**Objective:** Locate every line in the records below that contains the word "with", and copy each one.

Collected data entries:
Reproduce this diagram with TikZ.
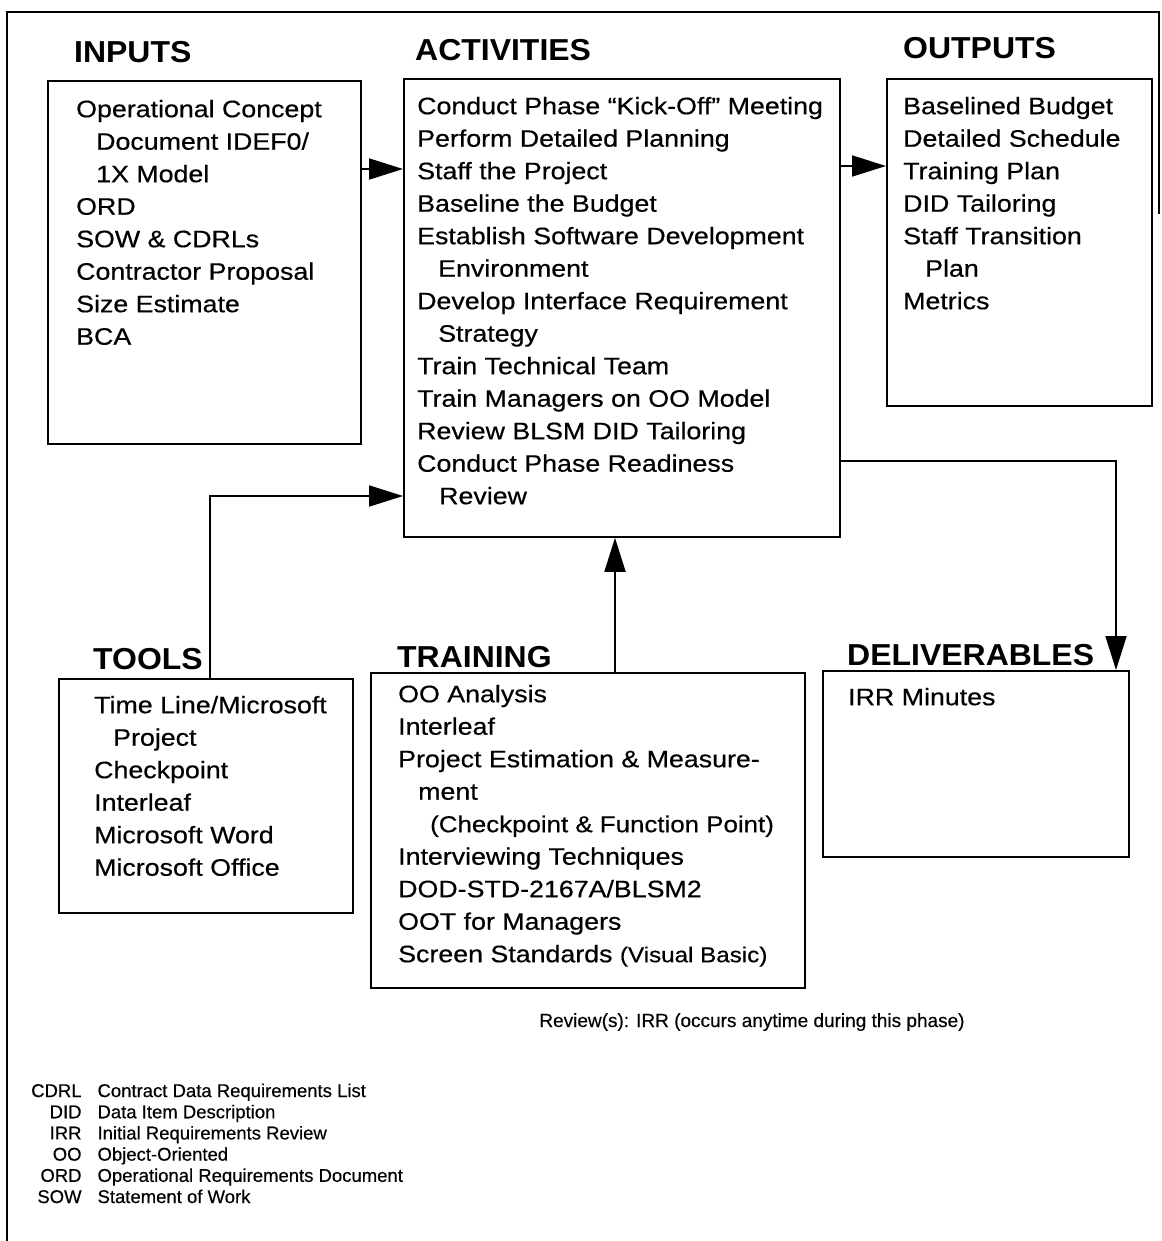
\documentclass[tikz,border=0pt]{standalone}
\usepackage{fontspec}
\setmainfont{Liberation Sans}[FakeBold=0.4]
\newfontfamily\bodyfont[FakeStretch=1.125,FakeBold=0.5]{Liberation Sans}
\newfontfamily\headfont[FakeStretch=1.055]{Liberation Sans}
\usetikzlibrary{arrows.meta}

\tikzset{
  frame/.style={line width=1.8pt},
  box/.style={draw, line width=1.8pt, inner sep=0pt, anchor=north west},
  heading/.style={anchor=base west, inner sep=0pt,
    font=\headfont\bfseries\fontsize{30.3}{34}\selectfont},
  body/.style={anchor=north west, inner sep=0pt, align=left,
    font=\bodyfont\fontsize{23.8}{32.5}\selectfont},
  conn/.style={line width=1.8pt, -{Triangle[length=34pt,width=21pt]}},
}
% first-line strut: puts the first baseline 20pt below the node top
\newcommand\firstline{\rule{0pt}{20pt}}
\newcommand\ind[1]{\hspace*{#1pt}}

\begin{document}
\begin{tikzpicture}[x=1pt,y=-1pt]
\useasboundingbox (0,0) rectangle (1161,1241);

% outer frame
\draw[frame] (7,1241) -- (7,12) -- (1159,12) -- (1159,214);

% boxes
\node[box, minimum width=313pt, minimum height=363pt] (inputs) at (47,80) {};
\node[box, minimum width=436pt, minimum height=458pt] (activities) at (403,78) {};
\node[box, minimum width=265pt, minimum height=327pt] (outputs) at (886,78) {};
\node[box, minimum width=294pt, minimum height=234pt] (tools) at (58,678) {};
\node[box, minimum width=434pt, minimum height=315pt] (training) at (370,672) {};
\node[box, minimum width=306pt, minimum height=186pt] (deliverables) at (822,670) {};

% headings
\node[heading] (hinputs) at (74,63) {INPUTS};
\node[heading] (hactivities) at (415,61) {ACTIVITIES};
\node[heading] (houtputs) at (903,59) {OUTPUTS};
\node[heading] (htools) at (93,669) {TOOLS};
\node[heading] (htraining) at (397,667) {TRAINING};
\node[heading] (hdeliverables) at (847,665) {DELIVERABLES};

% box contents
\node[body] (tinputs) at (76,97) {\firstline Operational Concept\\
  \ind{20}Document IDEF0/\\
  \ind{20}1X Model\\
  ORD\\
  SOW \& CDRLs\\
  Contractor Proposal\\
  Size Estimate\\
  BCA};

\node[body] (tactivities) at (417,94) {\firstline Conduct Phase “Kick-Off” Meeting\\
  Perform Detailed Planning\\
  Staff the Project\\
  Baseline the Budget\\
  Establish Software Development\\
  \ind{21}Environment\\
  Develop Interface Requirement\\
  \ind{21}Strategy\\
  Train Technical Team\\
  Train Managers on OO Model\\
  Review BLSM DID Tailoring\\
  Conduct Phase Readiness\\
  \ind{22}Review};

\node[body] (toutputs) at (903,94) {\firstline Baselined Budget\\
  Detailed Schedule\\
  Training Plan\\
  DID Tailoring\\
  Staff Transition\\
  \ind{22}Plan\\
  Metrics};

\node[body] (ttools) at (94,693) {\firstline Time Line/Microsoft\\
  \ind{19}Project\\
  Checkpoint\\
  Interleaf\\
  Microsoft Word\\
  Microsoft Office};

\node[body] (ttraining) at (398,682) {\firstline OO Analysis\\
  Interleaf\\
  Project Estimation \& Measure-\\
  \ind{20}ment\\
  \ind{32}{\fontsize{23}{32.5}\selectfont(Checkpoint \& Function Point)}\\
  Interviewing Techniques\\
  DOD-STD-2167A/BLSM2\\
  OOT for Managers\\
  Screen Standards {\fontsize{21.5}{32.5}\selectfont(Visual Basic)}};

\node[body] (tdeliverables) at (848,685) {\firstline IRR Minutes};

% connectors
\draw[conn] (inputs.east |- 0,169) -- (activities.west |- 0,169);
\draw[conn] (activities.east |- 0,166) -- (outputs.west |- 0,166);
\draw[conn] (tools.north -| 210,0) |- (activities.west |- 0,496);
\draw[conn] (training.north -| 615,0) -- (activities.south -| 615,0);
\draw[conn] (activities.east |- 0,461) -| (deliverables.north -| 1116,0);

% review note
\node[anchor=base, inner sep=0pt, font=\fontsize{19}{22}\selectfont] (review)
  at (752,1027) {Review(s): IRR (occurs anytime during this phase)};

% abbreviations
\node[anchor=north west, inner sep=0pt, font=\fontsize{18.5}{21.2}\selectfont] (legend)
  at (31,1082) {%
  \begin{tabular}{@{}r@{\hspace{16pt}}l@{}}
    CDRL & Contract Data Requirements List\\
    DID & Data Item Description\\
    IRR & Initial Requirements Review\\
    OO & Object-Oriented\\
    ORD & Operational Requirements Document\\
    SOW & Statement of Work
  \end{tabular}};
\end{tikzpicture}
\end{document}
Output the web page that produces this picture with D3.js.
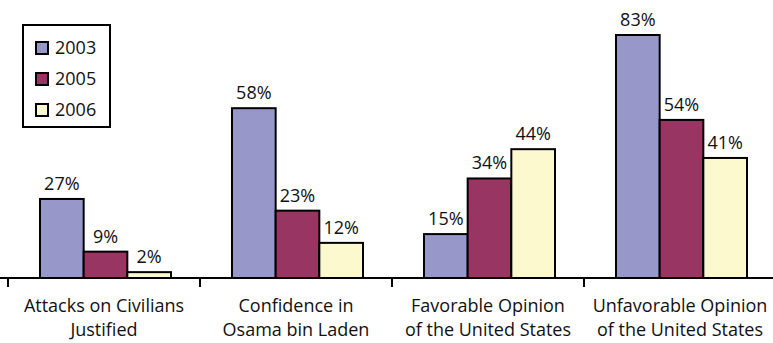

**Task output:**
Reproduce this diagram with TikZ.
Output the web page that produces this picture with D3.js.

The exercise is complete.